Challenge accepted. Of course, our team wasn’t just satisfied with the stated parameters – we wanted to solve other problems and include all sorts of extras. We wanted to remove back stress so we designed it like those knee-sitting chairs. We also decided it needed to have a moveable attachment for a drawing board (it had suddenly become a chair designed for artists) and essentially created a replacement for the ‘drawing donkey’. Which is a bench with a couple of grooves and support in the front for your drawing board.
We all hated drawing donkeys, but in hindsight, that simple design has withstood many years of use. So to make a long story short, the chair we built could support 300 pounds, but it weighed 70 pounds itself and with all its moving parts it was even harder to move and set up. Okay, lesson learned. Maybe.
The Lesson of the Chair
What we failed to see was the goal, and it was there all along… “make a chair that works, as a chair”.

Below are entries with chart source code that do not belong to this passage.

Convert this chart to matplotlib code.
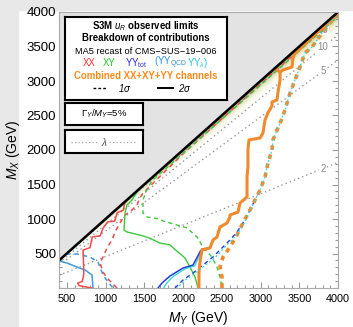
import matplotlib
matplotlib.use("Agg")
import matplotlib.pyplot as plt
from matplotlib.patches import Rectangle
from matplotlib.ticker import MultipleLocator
import numpy as np

plt.rcParams['font.family'] = ['Liberation Sans', 'DejaVu Sans']
plt.rcParams['mathtext.fontset'] = 'custom'
plt.rcParams['mathtext.rm'] = 'Liberation Sans'
plt.rcParams['mathtext.it'] = 'Liberation Sans:italic'
plt.rcParams['mathtext.bf'] = 'Liberation Sans:bold'

# ---- data (GeV) ----
# XX channel
xx_2s_x = [830, 720, 660, 640, 700, 720, 715, 710, 800, 830, 930, 970, 1030, 1120, 1150, 1230, 1250]
xx_2s_y = [0, 20, 35, 70, 95, 200, 400, 550, 585, 740, 755, 870, 960, 970, 1090, 1130, 1240]
xx_1s_x = [1148, 1084, 1019, 968, 929, 968, 1019, 1084, 1123, 1187, 1252, 1342, 1406, 1445, 1484,
           2000, 2500, 3000, 3500, 4000]
xx_1s_y = [0, 72, 145, 232, 362, 449, 580, 696, 812, 942, 1058, 1130, 1203, 1304, 1377,
           1945, 2450, 2955, 3460, 3960]
# XY channel
xy_2s_x = [1406, 1342, 1277, 1252, 1239, 1277, 1488, 1574, 1703, 1832, 1935, 2026, 2090, 2155, 2194]
xy_2s_y = [1390, 1275, 1203, 1087, 840, 812, 754, 720, 652, 623, 522, 435, 304, 159, 0]
xy_1s_x = [4000, 3000, 2000, 1600, 1548, 1520, 1484, 1484, 1535, 1703, 1742, 1922, 2052, 2181,
           2258, 2374, 2439, 2477, 2503]
xy_1s_y = [3935, 2940, 1950, 1555, 1449, 1391, 1275, 1087, 1029, 1000, 971, 913, 870, 739,
           594, 449, 304, 159, 0]
# YY total
yy_2s_x = [1677, 1729, 1832, 2000, 2129, 2219, 2245, 2348, 2387, 2439, 2477, 2568, 2606, 2606]
yy_2s_y = [0, 72, 174, 290, 333, 522, 565, 580, 696, 739, 884, 942, 1029, 1060]
yy_1s_x = [1897, 2000, 2129, 2258, 2387, 2503, 2606, 2697, 2774, 2864, 2929]
yy_1s_y = [0, 116, 217, 333, 449, 580, 696, 812, 942, 1130, 1275]
# YY QCD
qcd_2s_x = [400, 503, 632, 735, 826, 839]
qcd_2s_y = [395, 362, 304, 261, 188, 0]
qcd_1s_x = [490, 540, 632, 800, 903, 929, 968, 1032, 1097]
qcd_1s_y = [490, 493, 493, 449, 377, 304, 188, 87, 0]
# YY lambda
lam_2s_x = [1750, 1790, 1880, 2030, 2150, 2225]
lam_2s_y = [0, 72, 174, 280, 320, 500]
lam_1s_x = [1922, 2030, 2160, 2290, 2420, 2530, 2630, 2720, 2790, 2864, 2929, 2994, 3058, 3097,
            3148, 3161, 3213, 3270, 3316, 3381, 3445, 3510, 3574, 3665, 3729, 3794, 3871, 3961]
lam_1s_y = [0, 116, 217, 333, 449, 580, 696, 812, 942, 1130, 1275, 1420, 1609, 1812,
            2000, 2145, 2290, 2435, 2580, 2826, 3014, 3203, 3406, 3493, 3594, 3696, 3812, 3928]
# combined
comb_2s_x = [2206, 2206, 2219, 2245, 2348, 2387, 2439, 2477, 2568, 2606, 2606, 2710, 2735, 2826,
             2826, 2838, 2838, 2851, 2994, 3032, 3058, 3097, 3148, 3148, 3213, 3226, 3252, 3252,
             3290, 3406, 3419, 3445, 3700, 4000]
comb_2s_y = [0, 217, 377, 551, 580, 696, 739, 884, 942, 1029, 1058, 1101, 1232, 1319,
             1609, 1754, 2000, 2145, 2174, 2246, 2435, 2540, 2640, 2696, 2725, 2841, 3014, 3130,
             3159, 3203, 3333, 3400, 3670, 3970]
comb_spur_x = [3252, 3187]
comb_spur_y = [3130, 3180]
comb_1s_x = [2503, 2503, 2477, 2516, 2606, 2697, 2774, 2864, 2929, 2994, 3058, 3097, 3148, 3161,
             3213, 3270, 3316, 3381, 3445, 3510, 3574, 3665, 3729, 3794, 3871, 3961]
comb_1s_y = [0, 159, 304, 449, 594, 768, 942, 1130, 1275, 1420, 1609, 1812, 2000, 2145,
             2290, 2435, 2580, 2826, 3014, 3203, 3406, 3493, 3594, 3696, 3812, 3928]
# coupling contours (M_X / M_Y ratio for each lambda)
lam_vals = ['2', '5', '10', '50']
lam_ratio = [0.455, 0.826, 0.917, 0.984]
lam_label_x = 3806

c_red = '#f24b4b'
c_green = '#3cc83c'
c_blue = '#2a3cd6'
c_qcd = '#3c9be0'
c_lam = '#38d8e0'
c_orange = '#f08a2c'

fig = plt.figure(figsize=(3.53, 3.27), dpi=100)
fig.patches.append(Rectangle((0, 0), 18 / 353, 1, transform=fig.transFigure,
                             color='#e8e8e8', zorder=-10))
fig.patches.append(Rectangle((0, 1 - 10 / 327), 1, 10 / 327, transform=fig.transFigure,
                             color='#e8e8e8', zorder=-10))

ax = fig.add_axes([59 / 353, 1 - 288 / 327, 279 / 353, 276 / 327])
ax.set_xlim(400, 4000)
ax.set_ylim(0, 4000)

# shading near the kinematic edge
gx = np.linspace(400, 4000, 500)
gy = np.linspace(0, 4000, 560)
GX, GY = np.meshgrid(gx, gy)
r = GY / GX
t = np.clip((r - 0.90) / 0.10, 0, 1)
t[r > 1] = 0
c0 = np.array([0.96, 0.96, 0.80])
c1 = np.array([0.55, 0.56, 0.25])
rgba = np.zeros(GX.shape + (4,))
rgba[..., :3] = c0 + (c1 - c0) * (t[..., None] ** 3)
rgba[..., 3] = t ** 1.6
ax.imshow(rgba, extent=(400, 4000, 0, 4000), origin='lower', aspect='auto',
          interpolation='bilinear', zorder=1)

ax.fill([400, 400, 4000], [400, 4000, 4000], color='#e3e3e3', zorder=6, lw=0)

for lab, k in zip(lam_vals, lam_ratio):
    ax.plot([400, 4000], [400 * k, 4000 * k], ls=(0, (1, 2.2)), color='#999999', lw=1.0, zorder=2)
    ax.text(lam_label_x, lam_label_x * k, lab, fontsize=7, color='#888888', ha='center',
            va='center', zorder=3,
            bbox=dict(facecolor='white', edgecolor='none', pad=0.6))

dash = (0, (3, 2.5))
ax.plot(qcd_2s_x, qcd_2s_y, color=c_qcd, lw=1.1, zorder=4)
ax.plot(qcd_1s_x, qcd_1s_y, color=c_qcd, lw=1.1, ls=dash, zorder=4)
ax.plot(xx_2s_x, xx_2s_y, color=c_red, lw=1.1, zorder=4)
ax.plot(xx_1s_x, xx_1s_y, color=c_red, lw=1.1, ls=dash, zorder=4)
ax.plot(xy_2s_x, xy_2s_y, color=c_green, lw=1.0, zorder=4)
ax.plot(xy_1s_x, xy_1s_y, color=c_green, lw=1.0, ls=(2, (3, 2.5)), zorder=4)
ax.plot(lam_2s_x, lam_2s_y, color=c_lam, lw=1.0, zorder=4)
ax.plot(yy_2s_x, yy_2s_y, color=c_blue, lw=1.1, zorder=4)
ax.plot(yy_1s_x, yy_1s_y, color=c_blue, lw=1.0, ls=dash, zorder=4)
ax.plot(comb_2s_x, comb_2s_y, color=c_orange, lw=2.2, zorder=5, solid_joinstyle='round')
ax.plot(comb_spur_x, comb_spur_y, color=c_orange, lw=2.2, zorder=5)
ax.plot(comb_1s_x, comb_1s_y, color=c_orange, lw=2.6, ls=(0, (1.3, 1.3)), zorder=5)
ax.plot(lam_1s_x, lam_1s_y, color=c_lam, lw=0.9, ls=(1, (1.6, 1.8)), zorder=5)

ax.plot([400, 4000], [400, 4000], color='black', lw=1.8, zorder=7)

ax.set_xticks(np.arange(500, 4001, 500))
ax.set_yticks(np.arange(500, 4001, 500))
ax.xaxis.set_minor_locator(MultipleLocator(100))
ax.yaxis.set_minor_locator(MultipleLocator(100))
ax.tick_params(which='both', direction='in', top=True, right=True, color='#999999', width=0.8)
ax.tick_params(which='major', length=4.5)
ax.tick_params(which='minor', length=2.5)
ax.tick_params(axis='x', labelsize=7.8, pad=4)
ax.tick_params(axis='y', labelsize=9.5, pad=2)
for sp in ax.spines.values():
    sp.set_color('#aaaaaa')
    sp.set_linewidth(0.8)
    sp.set_zorder(8)
ax.set_xlabel(r'$M_Y$ (GeV)', fontsize=10, labelpad=4)
ax.set_ylabel(r'$M_X$ (GeV)', fontsize=10, labelpad=3)


def make_box(x0, y0, x1, y1):
    b = fig.add_axes([x0 / 353, 1 - y1 / 327, (x1 - x0) / 353, (y1 - y0) / 327])
    b.set_xlim(0, 1)
    b.set_ylim(0, 1)
    b.set_xticks([])
    b.set_yticks([])
    for sp in b.spines.values():
        sp.set_linewidth(1.5)
        sp.set_color('black')
    return b


lb = make_box(65, 17, 227, 100)
fs = 6.9
lb.text(0.5, 0.885, r'S3M $u_R$ observed limits', fontsize=fs, weight='bold', ha='center', va='center')
lb.text(0.5, 0.745, 'Breakdown of contributions', fontsize=fs, weight='bold', ha='center', va='center')
lb.text(0.5, 0.59, 'MA5 recast of CMS\u2212SUS\u221219\u2212006', fontsize=fs - 0.2, ha='center', va='center')
row = 0.445
lb.text(0.111, row, 'XX', color='#ff2a2a', fontsize=fs, va='center')
lb.text(0.235, row, 'XY', color='#22cc22', fontsize=fs, va='center')
lb.text(0.370, row, r'YY$_{\rm tot}$', color='#2a2ad8', fontsize=fs, va='center')
lb.text(0.550, row, r'(YY$_{\rm QCD}$', color='#2f8fd8', fontsize=fs, va='center')
lb.text(0.752, row, r'YY$_\lambda$)', color='#22c8d8', fontsize=fs, va='center')
lb.text(0.5, 0.29, 'Combined XX+XY+YY channels', color='#ff8a1a', fontsize=fs, weight='bold',
        ha='center', va='center')
lb.plot([0.173, 0.253], [0.145, 0.145], color='black', lw=1.0, ls=(0, (2, 1.5)))
lb.text(0.33, 0.145, r'1$\sigma$', fontsize=fs, style='italic', va='center')
lb.plot([0.574, 0.667], [0.145, 0.145], color='black', lw=1.4)
lb.text(0.70, 0.145, r'2$\sigma$', fontsize=fs, style='italic', va='center')

gb = make_box(65, 103, 143, 125)
gb.text(0.5, 0.5, r'$\Gamma_Y/M_Y$=5%', fontsize=6.8, ha='center', va='center')

kb = make_box(65, 130, 143, 153)
kb.plot([0.08, 0.44], [0.5, 0.5], color='#aaaaaa', lw=0.9, ls=(0, (1, 1.8)))
kb.plot([0.56, 0.92], [0.5, 0.5], color='#aaaaaa', lw=0.9, ls=(0, (1, 1.8)))
kb.text(0.5, 0.5, r'$\lambda$', fontsize=7.2, color='#555555', ha='center', va='center')

fig.savefig('out.png', dpi=100)
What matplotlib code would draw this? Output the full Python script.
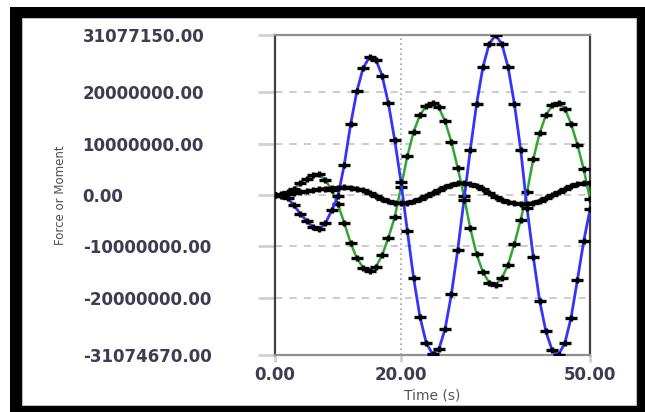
import numpy as np
import matplotlib
matplotlib.use("Agg")
import matplotlib.pyplot as plt
from matplotlib.patches import Rectangle
from matplotlib.path import Path

# time samples (s)
time_s = list(range(0, 51))

# blue series (millions)
blue_m = [0.0, -0.1, -0.6, -2.0, -3.6, -5.0, -6.2, -6.6, -5.5, -3.0,
          -0.2, 5.9, 13.7, 20.2, 24.7, 26.8, 26.3, 23.2, 17.8, 10.7,
          2.5, -6.9, -16.1, -23.6, -28.7, -30.9, -30.0, -26.0, -19.3, -10.7,
          -1.0, 8.8, 17.7, 24.8, 29.4, 31.0, 29.4, 24.8, 17.7, 8.8,
          -2.5, -12.0, -20.5, -26.5, -30.2, -31.0, -28.8, -23.8, -16.5, -9.0,
          -2.8]

# green series (millions)
green_m = [0.0, 0.2, 0.5, 1.2, 2.3, 3.2, 3.8, 4.0, 2.9, 1.0,
           -1.8, -5.5, -9.3, -12.3, -14.1, -14.7, -14.0, -11.7, -8.3, -4.3,
           1.5, 7.5, 12.3, 15.5, 17.3, 17.9, 17.0, 14.3, 10.3, 5.3,
           -0.2, -6.5, -11.5, -15.0, -17.0, -17.4, -16.2, -13.5, -9.5, -4.8,
           0.5, 7.0, 12.0, 15.5, 17.4, 17.9, 16.8, 13.8, 9.8, 5.0,
           -0.8]

# dark series (millions)
dark_m = [0.0, 0.05, 0.15, 0.3, 0.5, 0.7, 0.9, 1.1, 1.25, 1.35,
          1.45, 1.5, 1.45, 1.25, 0.9, 0.4, -0.2, -0.7, -1.2, -1.5,
          -1.6, -1.5, -1.2, -0.7, -0.2, 0.4, 1.0, 1.6, 2.0, 2.3,
          2.3, 2.1, 1.7, 1.1, 0.4, -0.3, -0.9, -1.3, -1.6, -1.7,
          -1.7, -1.5, -1.1, -0.6, 0.0, 0.6, 1.2, 1.7, 2.1, 2.3,
          2.4]

y_ticks = [-31074670.00, -20000000.00, -10000000.00, 0.00,
           10000000.00, 20000000.00, 31077150.00]
x_ticks = [0.00, 20.00, 50.00]

t = np.array(time_s)
blue = np.array(blue_m) * 1e6
green = np.array(green_m) * 1e6
dark = np.array(dark_m) * 1e6

W, H = 645, 412
fig = plt.figure(figsize=(W / 100, H / 100), dpi=100)

# black frame round the whole picture
fig.patches.append(Rectangle((10 / W, 0), 635 / W, 405 / H, transform=fig.transFigure,
                             facecolor='black', edgecolor='none', zorder=-10))
fig.patches.append(Rectangle((22 / W, 7 / H), 614 / W, 387 / H, transform=fig.transFigure,
                             facecolor='white', edgecolor='#bbbbbb', lw=0.8, zorder=-9))

ax = fig.add_axes([275 / W, 57 / H, 315 / W, 320 / H])

# wide flat cross used as the point marker
cross = Path([(-1, 0), (1, 0), (0, -0.5), (0, 0.5)],
             [Path.MOVETO, Path.LINETO, Path.MOVETO, Path.LINETO])
mk = dict(marker=cross, markersize=8, markeredgewidth=2.4, markeredgecolor='black',
          markerfacecolor='none')
ax.plot(t, green, color='#2ea82e', lw=1.8, **mk, zorder=3)
ax.plot(t, blue, color='#3434ff', lw=2.0, **mk, zorder=4)
ax.plot(t, dark, color='#501010', lw=2.4, **mk, zorder=5)

ax.set_xlim(0, 50)
ax.set_ylim(y_ticks[0], y_ticks[-1])
ax.set_xticks(x_ticks)
ax.set_xticklabels([f'{v:.2f}' for v in x_ticks])
ax.set_yticks(y_ticks)
ax.set_yticklabels([f'{v:.2f}' for v in y_ticks])

lab_col = '#3c3c52'
ax.tick_params(axis='y', length=12, width=2, color='#d0d0d0', pad=126.5,
               labelsize=12, labelcolor=lab_col)
ax.tick_params(axis='x', length=5, width=2, color='#d0d0d0', pad=3,
               labelsize=12, labelcolor=lab_col)
for lab in ax.get_yticklabels():
    lab.set_horizontalalignment('left')
    lab.set_fontweight('bold')
for lab in ax.get_xticklabels():
    lab.set_fontweight('bold')

ax.yaxis.grid(True, linestyle=(0, (4, 4)), color='#c8c8c8', lw=1.3)
ax.xaxis.grid(True, linestyle=(0, (1, 2)), color='#a0a0a0', lw=1.2)
ax.set_axisbelow(True)

for side in ['left', 'right']:
    ax.spines[side].set_color('#404040')
    ax.spines[side].set_linewidth(1.6)
for side in ['top', 'bottom']:
    ax.spines[side].set_color('#909090')
    ax.spines[side].set_linewidth(1.6)

ax.set_xlabel('Time (s)', fontsize=10, color='#555555', labelpad=3)
fig.text(61 / W, 1 - 195 / H, 'Force or Moment', rotation=90, ha='center', va='center',
         fontsize=8.5, color='#505050', family=['Liberation Sans Narrow', 'DejaVu Sans'])

fig.savefig('out.png', dpi=100)
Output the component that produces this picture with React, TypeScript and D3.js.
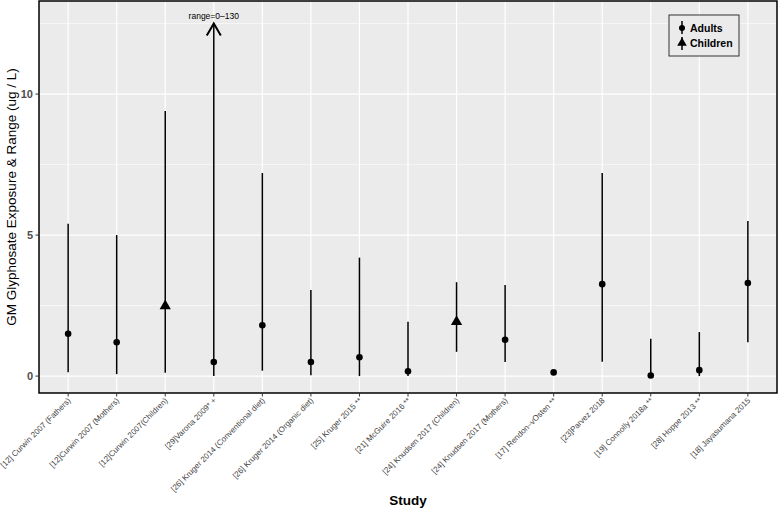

Building a functional website isn’t as easy as it sounds, but it is of paramount importance. If your visitors can’t use it, it’s like that 300-lb person crushing your chair made of pipe cleaners and streamers (but hey, it looked nice). You may also want to check out an article our CEO wrote on functional web design last year.
What we failed to see was the goal, and it was there all along… “make a chair that works, as a chair”.
Loving to Over-Design
Designers have always loved to design (strange I know), but more and more are realizing that design does not mean ‘embellish’ at the cost of functionality. Of course, there are times when you want to wow people with aesthetics, but at its core, it has to work, and not impede the visitor or the site’s main goals. You could almost say that the design should be ‘felt’ not seen.
So where some designers created with flare and exuberance before, they should now be stimulated by the challenge of simplicity and the elegance of function. The form can be there, but not at the expense of function. That’s not to say that every site needs to look like a Bootstrap template or the flat design that pervades everything today. Always following trends impedes innovation, but there is an important message to be learned from this current trend – the user first, and just keep it simple.
Function facilitates the goals of the site, so make sure you know them
Going back to the chair design example, part of the problem could have been that the goals of the project were not clearly defined at the outset (other than a couple of requirements), and this too happens with web design.
It is important to know what it is – very clearly – the website needs to do. Too many companies want a website that acts like a multi-armed employee, and it ends up being this horrendous Jack-of-All trades but an Ace-of-none, that tends to satisfy the egos of the marketing department or designer rather than do its job properly.
The challenge? Create simple, functional, but beautiful websites… piece of cake right?